— Start of Stored rows —

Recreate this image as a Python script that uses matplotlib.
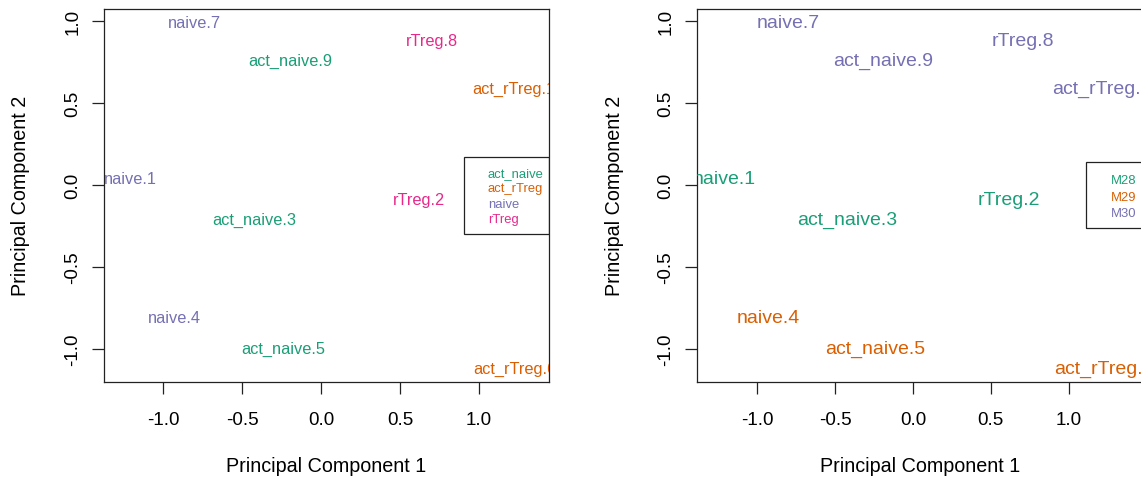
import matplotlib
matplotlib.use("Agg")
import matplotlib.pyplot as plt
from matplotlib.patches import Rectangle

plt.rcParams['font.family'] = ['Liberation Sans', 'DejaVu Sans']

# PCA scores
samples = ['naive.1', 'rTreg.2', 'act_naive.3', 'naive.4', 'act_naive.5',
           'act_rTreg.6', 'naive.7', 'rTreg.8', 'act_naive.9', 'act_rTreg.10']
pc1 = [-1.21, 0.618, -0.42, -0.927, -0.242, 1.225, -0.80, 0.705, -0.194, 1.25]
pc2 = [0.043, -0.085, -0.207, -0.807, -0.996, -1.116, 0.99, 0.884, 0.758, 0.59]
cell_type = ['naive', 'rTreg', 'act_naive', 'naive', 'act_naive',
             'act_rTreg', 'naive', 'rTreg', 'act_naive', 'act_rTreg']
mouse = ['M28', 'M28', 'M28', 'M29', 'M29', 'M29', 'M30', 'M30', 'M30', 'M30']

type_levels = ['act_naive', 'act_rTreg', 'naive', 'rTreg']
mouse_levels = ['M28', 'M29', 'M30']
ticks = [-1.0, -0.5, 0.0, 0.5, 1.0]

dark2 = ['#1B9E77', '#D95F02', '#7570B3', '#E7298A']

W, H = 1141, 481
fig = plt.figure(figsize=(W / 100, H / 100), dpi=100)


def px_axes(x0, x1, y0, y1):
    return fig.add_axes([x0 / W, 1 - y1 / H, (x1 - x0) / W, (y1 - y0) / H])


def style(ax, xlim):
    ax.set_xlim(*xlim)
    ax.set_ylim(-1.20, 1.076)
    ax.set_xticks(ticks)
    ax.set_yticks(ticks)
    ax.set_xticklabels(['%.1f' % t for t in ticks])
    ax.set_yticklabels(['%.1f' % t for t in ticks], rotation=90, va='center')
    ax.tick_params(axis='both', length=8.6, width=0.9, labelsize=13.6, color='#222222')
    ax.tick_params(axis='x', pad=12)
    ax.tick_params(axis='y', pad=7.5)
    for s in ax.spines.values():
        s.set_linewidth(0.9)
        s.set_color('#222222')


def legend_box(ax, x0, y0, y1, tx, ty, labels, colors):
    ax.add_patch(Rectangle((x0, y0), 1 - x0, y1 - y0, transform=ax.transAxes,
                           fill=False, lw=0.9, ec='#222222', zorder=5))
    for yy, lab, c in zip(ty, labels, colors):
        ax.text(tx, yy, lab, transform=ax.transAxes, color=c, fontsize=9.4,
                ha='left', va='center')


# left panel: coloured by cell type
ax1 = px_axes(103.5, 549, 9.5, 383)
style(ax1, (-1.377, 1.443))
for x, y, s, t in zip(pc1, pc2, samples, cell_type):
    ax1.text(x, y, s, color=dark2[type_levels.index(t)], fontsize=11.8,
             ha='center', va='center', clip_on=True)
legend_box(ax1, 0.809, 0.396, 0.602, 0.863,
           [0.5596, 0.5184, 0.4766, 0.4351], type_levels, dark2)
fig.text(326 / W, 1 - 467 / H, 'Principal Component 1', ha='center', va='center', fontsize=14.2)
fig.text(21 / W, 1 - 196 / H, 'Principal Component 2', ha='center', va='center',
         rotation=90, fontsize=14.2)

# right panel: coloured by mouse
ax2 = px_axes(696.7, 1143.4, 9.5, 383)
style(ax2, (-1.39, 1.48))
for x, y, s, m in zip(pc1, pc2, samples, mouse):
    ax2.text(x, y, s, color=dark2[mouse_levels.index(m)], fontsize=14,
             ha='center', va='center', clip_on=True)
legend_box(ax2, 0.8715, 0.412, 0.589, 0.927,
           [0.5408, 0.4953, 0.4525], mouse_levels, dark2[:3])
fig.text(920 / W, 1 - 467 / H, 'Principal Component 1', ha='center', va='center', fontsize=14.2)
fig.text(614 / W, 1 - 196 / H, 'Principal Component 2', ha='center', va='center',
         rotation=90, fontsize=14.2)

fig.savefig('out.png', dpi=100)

— End of Stored rows —
— Start of Stored rows —

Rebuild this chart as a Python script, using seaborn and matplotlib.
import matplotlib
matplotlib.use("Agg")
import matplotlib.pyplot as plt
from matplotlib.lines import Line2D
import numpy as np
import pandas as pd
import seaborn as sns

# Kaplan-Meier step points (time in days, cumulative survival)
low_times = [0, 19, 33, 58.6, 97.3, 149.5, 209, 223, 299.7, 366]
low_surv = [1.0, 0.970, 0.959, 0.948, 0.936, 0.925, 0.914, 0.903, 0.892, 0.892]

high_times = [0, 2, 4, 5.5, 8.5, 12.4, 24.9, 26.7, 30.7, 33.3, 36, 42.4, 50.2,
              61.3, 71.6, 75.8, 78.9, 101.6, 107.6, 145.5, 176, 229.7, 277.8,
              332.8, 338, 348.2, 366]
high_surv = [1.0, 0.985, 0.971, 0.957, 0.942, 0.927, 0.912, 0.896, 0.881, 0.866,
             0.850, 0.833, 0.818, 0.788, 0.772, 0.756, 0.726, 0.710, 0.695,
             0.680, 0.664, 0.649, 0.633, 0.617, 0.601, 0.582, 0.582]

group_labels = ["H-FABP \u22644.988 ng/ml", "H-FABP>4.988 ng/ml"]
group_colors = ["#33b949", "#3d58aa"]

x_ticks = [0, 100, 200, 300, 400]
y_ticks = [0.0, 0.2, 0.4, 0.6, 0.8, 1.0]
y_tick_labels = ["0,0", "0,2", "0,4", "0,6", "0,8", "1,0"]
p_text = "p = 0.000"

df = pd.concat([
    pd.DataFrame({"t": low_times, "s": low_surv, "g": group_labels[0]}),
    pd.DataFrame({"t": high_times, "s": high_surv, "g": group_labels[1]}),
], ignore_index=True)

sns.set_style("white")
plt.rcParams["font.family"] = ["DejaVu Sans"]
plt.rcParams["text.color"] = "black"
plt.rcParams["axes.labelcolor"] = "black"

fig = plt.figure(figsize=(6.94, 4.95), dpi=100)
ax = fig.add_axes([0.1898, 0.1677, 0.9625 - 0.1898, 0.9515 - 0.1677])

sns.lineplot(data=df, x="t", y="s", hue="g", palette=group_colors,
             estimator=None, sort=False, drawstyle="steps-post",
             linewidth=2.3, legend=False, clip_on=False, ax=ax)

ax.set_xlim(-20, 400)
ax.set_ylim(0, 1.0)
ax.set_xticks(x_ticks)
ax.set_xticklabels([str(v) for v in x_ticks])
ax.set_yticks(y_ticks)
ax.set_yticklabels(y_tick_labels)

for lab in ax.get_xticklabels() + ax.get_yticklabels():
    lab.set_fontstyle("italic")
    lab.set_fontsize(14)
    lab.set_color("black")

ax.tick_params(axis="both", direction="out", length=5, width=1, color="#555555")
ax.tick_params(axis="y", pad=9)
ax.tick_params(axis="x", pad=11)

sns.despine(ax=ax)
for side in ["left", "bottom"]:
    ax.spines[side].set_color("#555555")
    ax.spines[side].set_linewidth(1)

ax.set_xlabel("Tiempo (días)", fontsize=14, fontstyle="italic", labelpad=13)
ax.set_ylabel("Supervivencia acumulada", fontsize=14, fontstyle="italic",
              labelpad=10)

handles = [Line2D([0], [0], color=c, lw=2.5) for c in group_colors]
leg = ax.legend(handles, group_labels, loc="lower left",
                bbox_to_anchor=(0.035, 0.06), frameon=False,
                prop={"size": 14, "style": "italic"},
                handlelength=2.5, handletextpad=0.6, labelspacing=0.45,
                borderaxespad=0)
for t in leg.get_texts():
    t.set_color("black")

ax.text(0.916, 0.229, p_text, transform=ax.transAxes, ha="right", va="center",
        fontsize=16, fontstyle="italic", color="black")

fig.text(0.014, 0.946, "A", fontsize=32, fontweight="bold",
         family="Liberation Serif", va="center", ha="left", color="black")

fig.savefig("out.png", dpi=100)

— End of Stored rows —

## Problem statement
Pictures excluded, give again exactly and only the lines of the material above from the line with "Recreate this image" through the line with "ha='left', va='center')".

## Written answer
Recreate this image as a Python script that uses matplotlib.
import matplotlib
matplotlib.use("Agg")
import matplotlib.pyplot as plt
from matplotlib.patches import Rectangle

plt.rcParams['font.family'] = ['Liberation Sans', 'DejaVu Sans']

# PCA scores
samples = ['naive.1', 'rTreg.2', 'act_naive.3', 'naive.4', 'act_naive.5',
           'act_rTreg.6', 'naive.7', 'rTreg.8', 'act_naive.9', 'act_rTreg.10']
pc1 = [-1.21, 0.618, -0.42, -0.927, -0.242, 1.225, -0.80, 0.705, -0.194, 1.25]
pc2 = [0.043, -0.085, -0.207, -0.807, -0.996, -1.116, 0.99, 0.884, 0.758, 0.59]
cell_type = ['naive', 'rTreg', 'act_naive', 'naive', 'act_naive',
             'act_rTreg', 'naive', 'rTreg', 'act_naive', 'act_rTreg']
mouse = ['M28', 'M28', 'M28', 'M29', 'M29', 'M29', 'M30', 'M30', 'M30', 'M30']

type_levels = ['act_naive', 'act_rTreg', 'naive', 'rTreg']
mouse_levels = ['M28', 'M29', 'M30']
ticks = [-1.0, -0.5, 0.0, 0.5, 1.0]

dark2 = ['#1B9E77', '#D95F02', '#7570B3', '#E7298A']

W, H = 1141, 481
fig = plt.figure(figsize=(W / 100, H / 100), dpi=100)


def px_axes(x0, x1, y0, y1):
    return fig.add_axes([x0 / W, 1 - y1 / H, (x1 - x0) / W, (y1 - y0) / H])


def style(ax, xlim):
    ax.set_xlim(*xlim)
    ax.set_ylim(-1.20, 1.076)
    ax.set_xticks(ticks)
    ax.set_yticks(ticks)
    ax.set_xticklabels(['%.1f' % t for t in ticks])
    ax.set_yticklabels(['%.1f' % t for t in ticks], rotation=90, va='center')
    ax.tick_params(axis='both', length=8.6, width=0.9, labelsize=13.6, color='#222222')
    ax.tick_params(axis='x', pad=12)
    ax.tick_params(axis='y', pad=7.5)
    for s in ax.spines.values():
        s.set_linewidth(0.9)
        s.set_color('#222222')


def legend_box(ax, x0, y0, y1, tx, ty, labels, colors):
    ax.add_patch(Rectangle((x0, y0), 1 - x0, y1 - y0, transform=ax.transAxes,
                           fill=False, lw=0.9, ec='#222222', zorder=5))
    for yy, lab, c in zip(ty, labels, colors):
        ax.text(tx, yy, lab, transform=ax.transAxes, color=c, fontsize=9.4,
                ha='left', va='center')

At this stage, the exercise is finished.